Le Directeur général de la FAO, M. José Graziano da Silva, a souligné dans son discours liminaire que l'approche d'Amartya Sen a déplacé le débat à la fois sur la faim, qui de la production alimentaire est passé à l'accès à l'alimentation, et a mis en avant une approche basée sur les droits de chacun en lieu et place de la charité. La façon dont nous luttons contre la faim et la pauvreté aujourd'hui en a été transformée.
La faim en Afrique
Lors de sa conférence, Amartya Sen a rappelé que l'Afrique, contrairement à l'Asie, ne connaît pas une augmentation régulière des denrées alimentaires disponibles par habitant. Sur le continent africain, la production alimentaire par habitant avait augmenté de seulement 4 % en 2011 par rapport à 2004-2006, et reculé de 2 % en 2010.
«Il est donc juste d'accorder de l'importance aux initiatives qui favorisent l'augmentation de la production alimentaire en Afrique plus vigoureusement qu'auparavant», a-t-il ajouté.
Le Prix Nobel a exhorté les pays africains à envisager de diversifier leurs économies, y compris par l'industrialisation. Il a ainsi précisé: «Pour la stabilité et la sécurité économiques à long terme de l'Afrique, la diversification économique est cruciale. Il n'y a absolument aucune raison de penser que les Africains ne sauraient mener à bien l'industrialisation de leur économie. Conserver cette vision des choses, telle un critère immuable, s'apparente presque, je le crains, à une forme étrange de racisme.»

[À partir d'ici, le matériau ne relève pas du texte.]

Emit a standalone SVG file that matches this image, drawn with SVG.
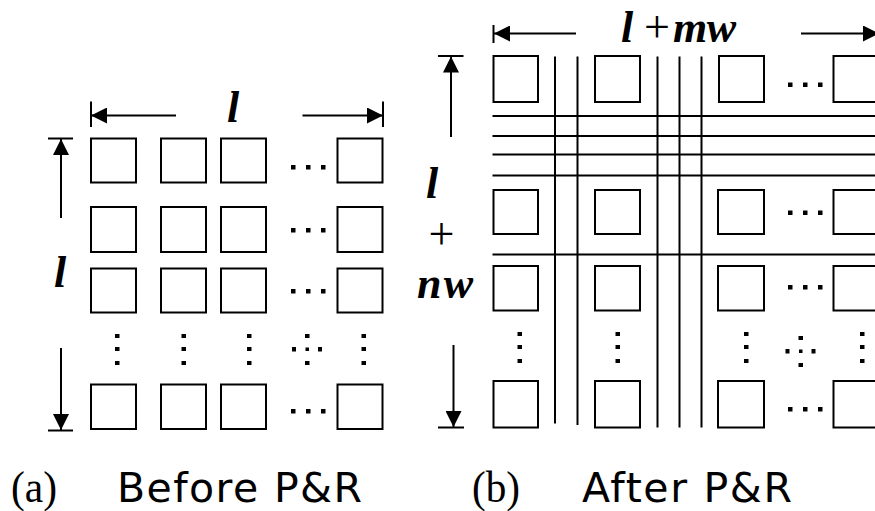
<svg xmlns="http://www.w3.org/2000/svg" width="875" height="511" viewBox="0 0 875 511">
  <defs>
    <style>
      .ln { stroke: #000; stroke-width: 2; fill: none; }
      .cell { stroke: #000; stroke-width: 2; fill: #fff; }
      .dot { fill: #000; }
      .math { font-family: "Liberation Serif", "Times New Roman", serif; font-style: italic; font-weight: bold; font-size: 44px; fill: #000; }
      .op { font-family: "Liberation Serif", "Times New Roman", serif; font-size: 46px; fill: #000; }
      .cap { font-family: "Liberation Serif", "Times New Roman", serif; font-size: 45px; fill: #000; }
      .title { font-family: "DejaVu Sans", Verdana, sans-serif; font-size: 41px; fill: #000; }
    </style>
    <marker id="head" viewBox="0 0 16 16" refX="16" refY="8" markerWidth="16" markerHeight="16" markerUnits="userSpaceOnUse" orient="auto">
      <path d="M0,0 L16,8 L0,16 Z" fill="#000"/>
    </marker>
    <g id="hdots">
      <rect x="-17" y="-2" width="4.5" height="4.5" class="dot"/>
      <rect x="-2" y="-2" width="4.5" height="4.5" class="dot"/>
      <rect x="13" y="-2" width="4.5" height="4.5" class="dot"/>
    </g>
    <g id="vdots">
      <rect x="-2" y="-15" width="4.5" height="4" class="dot"/>
      <rect x="-2" y="-2" width="4.5" height="4" class="dot"/>
      <rect x="-2" y="12" width="4.5" height="4" class="dot"/>
    </g>
    <g id="xdots">
      <rect x="-2" y="-15" width="4.5" height="4" class="dot"/>
      <rect x="-15" y="-2" width="4" height="4.5" class="dot"/>
      <rect x="-1.5" y="-1.5" width="3.5" height="3.5" class="dot"/>
      <rect x="11" y="-2" width="4" height="4.5" class="dot"/>
      <rect x="-2" y="12" width="4.5" height="4" class="dot"/>
    </g>
  </defs>
  <rect width="875" height="511" fill="#fff"/>

  <!-- (a) array before placement and routing -->
  <g id="array-a">
    <g id="a-row1">
      <rect class="cell" x="91" y="138.5" width="45" height="44"/>
      <rect class="cell" x="161" y="138.5" width="45" height="44"/>
      <rect class="cell" x="221" y="138.5" width="45" height="44"/>
      <rect class="cell" x="337.5" y="138.5" width="45" height="44"/>
      <use href="#hdots" x="308" y="167"/>
    </g>
    <g id="a-row2">
      <rect class="cell" x="91" y="207" width="45" height="45"/>
      <rect class="cell" x="161" y="207" width="45" height="45"/>
      <rect class="cell" x="221" y="207" width="45" height="45"/>
      <rect class="cell" x="337.5" y="207" width="45" height="45"/>
      <use href="#hdots" x="308" y="230"/>
    </g>
    <g id="a-row3">
      <rect class="cell" x="91" y="268.5" width="45" height="44"/>
      <rect class="cell" x="161" y="268.5" width="45" height="44"/>
      <rect class="cell" x="221" y="268.5" width="45" height="44"/>
      <rect class="cell" x="337.5" y="268.5" width="45" height="44"/>
      <use href="#hdots" x="308" y="291"/>
    </g>
    <g id="a-gap">
      <use href="#vdots" x="117" y="349"/>
      <use href="#vdots" x="183.5" y="349"/>
      <use href="#vdots" x="249" y="349"/>
      <use href="#xdots" x="307" y="349"/>
      <use href="#vdots" x="363.5" y="349"/>
    </g>
    <g id="a-row4">
      <rect class="cell" x="91" y="384.5" width="45" height="44.5"/>
      <rect class="cell" x="161" y="384.5" width="45" height="44.5"/>
      <rect class="cell" x="221" y="384.5" width="45" height="44.5"/>
      <rect class="cell" x="337.5" y="384.5" width="45" height="44.5"/>
      <use href="#hdots" x="308" y="411"/>
    </g>
  </g>

  <!-- (b) array after placement and routing: cells with routing channels -->
  <g id="array-b">
    <g id="b-row1">
      <rect class="cell" x="493.5" y="56" width="44.5" height="46"/>
      <rect class="cell" x="595" y="56" width="45" height="46"/>
      <rect class="cell" x="719" y="56" width="45" height="46"/>
      <rect class="cell" x="833.5" y="56" width="46" height="46"/>
      <use href="#hdots" x="805" y="84.5"/>
    </g>
    <g id="b-row2">
      <rect class="cell" x="493.5" y="190" width="44.5" height="44"/>
      <rect class="cell" x="595" y="190" width="45" height="44"/>
      <rect class="cell" x="718" y="190" width="46" height="44"/>
      <rect class="cell" x="833.5" y="190" width="46" height="44"/>
      <use href="#hdots" x="805" y="212.5"/>
    </g>
    <g id="b-row3">
      <rect class="cell" x="493.5" y="266" width="44.5" height="44.5"/>
      <rect class="cell" x="595" y="266" width="45" height="44.5"/>
      <rect class="cell" x="718" y="266" width="46" height="44.5"/>
      <rect class="cell" x="833.5" y="266" width="46" height="44.5"/>
      <use href="#hdots" x="805" y="287"/>
    </g>
    <g id="b-gap">
      <use href="#vdots" x="519.5" y="347"/>
      <use href="#vdots" x="617.5" y="347"/>
      <use href="#vdots" x="746" y="347"/>
      <use href="#xdots" x="800.5" y="351"/>
      <use href="#vdots" x="862" y="347"/>
    </g>
    <g id="b-row4">
      <rect class="cell" x="493.5" y="381" width="44.5" height="46.5"/>
      <rect class="cell" x="595" y="381" width="45" height="46.5"/>
      <rect class="cell" x="718" y="381" width="46" height="46.5"/>
      <rect class="cell" x="833.5" y="381" width="46" height="46.5"/>
      <use href="#hdots" x="805" y="409"/>
    </g>
  </g>

  <!-- routing tracks and dimension arrows -->
  <g id="connectors">
    <g id="tracks">
      <line class="ln" x1="492.5" y1="116" x2="875" y2="116"/>
      <line class="ln" x1="492.5" y1="136" x2="875" y2="136"/>
      <line class="ln" x1="492.5" y1="154.5" x2="875" y2="154.5"/>
      <line class="ln" x1="492.5" y1="175.5" x2="875" y2="175.5"/>
      <line class="ln" x1="492.5" y1="254.5" x2="875" y2="254.5"/>
      <line class="ln" x1="555" y1="56.5" x2="555" y2="423.5"/>
      <line class="ln" x1="577.5" y1="56.5" x2="577.5" y2="425"/>
      <line class="ln" x1="657.5" y1="56.5" x2="657.5" y2="427.5"/>
      <line class="ln" x1="679.5" y1="56.5" x2="679.5" y2="427.5"/>
      <line class="ln" x1="701.5" y1="56.5" x2="701.5" y2="427.5"/>
    </g>

    <g id="dim-a-width">
      <line class="ln" x1="91" y1="101.5" x2="91" y2="127"/>
      <line class="ln" x1="383" y1="101.5" x2="383" y2="127"/>
      <line class="ln" x1="176" y1="115.5" x2="91" y2="115.5" marker-end="url(#head)"/>
      <line class="ln" x1="302.5" y1="115.5" x2="383" y2="115.5" marker-end="url(#head)"/>
    </g>
    <g id="dim-a-height">
      <line class="ln" x1="48" y1="138.5" x2="73" y2="138.5"/>
      <line class="ln" x1="48" y1="430.5" x2="73" y2="430.5"/>
      <line class="ln" x1="61" y1="218" x2="61" y2="139" marker-end="url(#head)"/>
      <line class="ln" x1="61" y1="348" x2="61" y2="430" marker-end="url(#head)"/>
    </g>
    <g id="dim-b-width">
      <line class="ln" x1="493.5" y1="25" x2="493.5" y2="43"/>
      <line class="ln" x1="576" y1="33.5" x2="494" y2="33.5" marker-end="url(#head)"/>
      <line class="ln" x1="801" y1="33.5" x2="879" y2="33.5" marker-end="url(#head)"/>
    </g>
    <g id="dim-b-height">
      <line class="ln" x1="438" y1="56" x2="463.5" y2="56"/>
      <line class="ln" x1="438" y1="427.5" x2="464" y2="427.5"/>
      <line class="ln" x1="451" y1="137" x2="451" y2="56.5" marker-end="url(#head)"/>
      <line class="ln" x1="453.5" y1="345" x2="453.5" y2="427" marker-end="url(#head)"/>
    </g>
  </g>

  <!-- dimension labels -->
  <g id="labels">
    <text class="math" x="233" y="122" text-anchor="middle">l</text>
    <text class="math" x="60" y="287" text-anchor="middle">l</text>
    <text x="621" y="41.5"><tspan class="math">l</tspan><tspan class="op" x="644">+</tspan><tspan class="math" x="673" textLength="63">mw</tspan></text>
    <text class="math" x="432" y="198" text-anchor="middle">l</text>
    <text class="op" x="441.5" y="249" text-anchor="middle">+</text>
    <text class="math" x="417" y="298" textLength="56">nw</text>
  </g>

  <!-- captions -->
  <g id="captions">
    <text class="cap" x="11" y="502" textLength="46" lengthAdjust="spacingAndGlyphs">(a)</text>
    <text class="title" x="117" y="501.5" textLength="245">Before P&amp;R</text>
    <text class="cap" x="472" y="502" textLength="48" lengthAdjust="spacingAndGlyphs">(b)</text>
    <text class="title" x="582" y="501.5" textLength="210">After P&amp;R</text>
  </g>
</svg>
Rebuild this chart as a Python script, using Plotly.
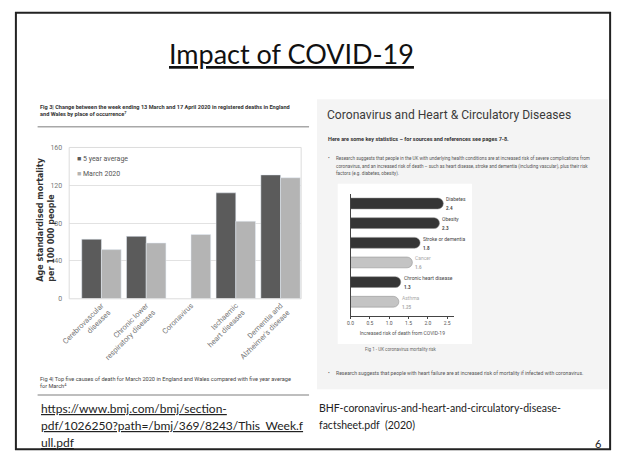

Surmonter les conflits civils et militaires, élargir la gouvernance démocratique et développer des institutions de marché comptent parmi les autres conditions nécessaires pour mettre un terme à la faim en Afrique.
«Les politiques gouvernementales doivent aussi couvrir le développement des soins de santé, des installations pour le planning familial, d'une éducation de base, surtout des femmes, et des dispositions en matière de sécurité sociale», a insisté Amartya Sen. «Tout cela peut contribuer - directement et indirectement - à la sécurité nutritionnelle, à des soins de santé de qualité et à une économie générale plus dynamique, y compris un secteur agricole solide.»
Soins de santé, éducation et faim
Amartya Sen a ciblé son propos sur la sous-alimentation maternelle qui, a-t-il rappelé, altère non seulement la santé des mères mais cause de graves problèmes de santé chez les enfants dont le poids à la naissance est insuffisant. «Pour remédier à une sous-alimentation chronique, il convient de porter attention aux soins de santé en général et, en particulier, à la prévention des maladies endémiques qui gênent l'absorption de nutriments.»
«De nombreux éléments probants montrent également que l'absence d'une éducation de base contribue aussi à la sous-alimentation, non seulement parce que les connaissances et la communication sont importantes, mais aussi parce que la capacité à obtenir un emploi et un revenu adéquat dépend souvent du niveau d'éducation.»
Résumant son intervention, Amartya Sen a conclu: «Ces différents facteurs d'influence, interdépendants, exigent de nous de ne pas en isoler un seul. Nous devons ensemble agir sur plusieurs fronts.»
L'Australien Frank Lidgett McDougall compte parmi les fondateurs de la FAO. Tous les deux ans, avant la Conférence de la FAO, la Conférence McDougall est prononcée par une personnalité éminente et agissante dans le domaine de l'agriculture et de la lutte contre la faim.»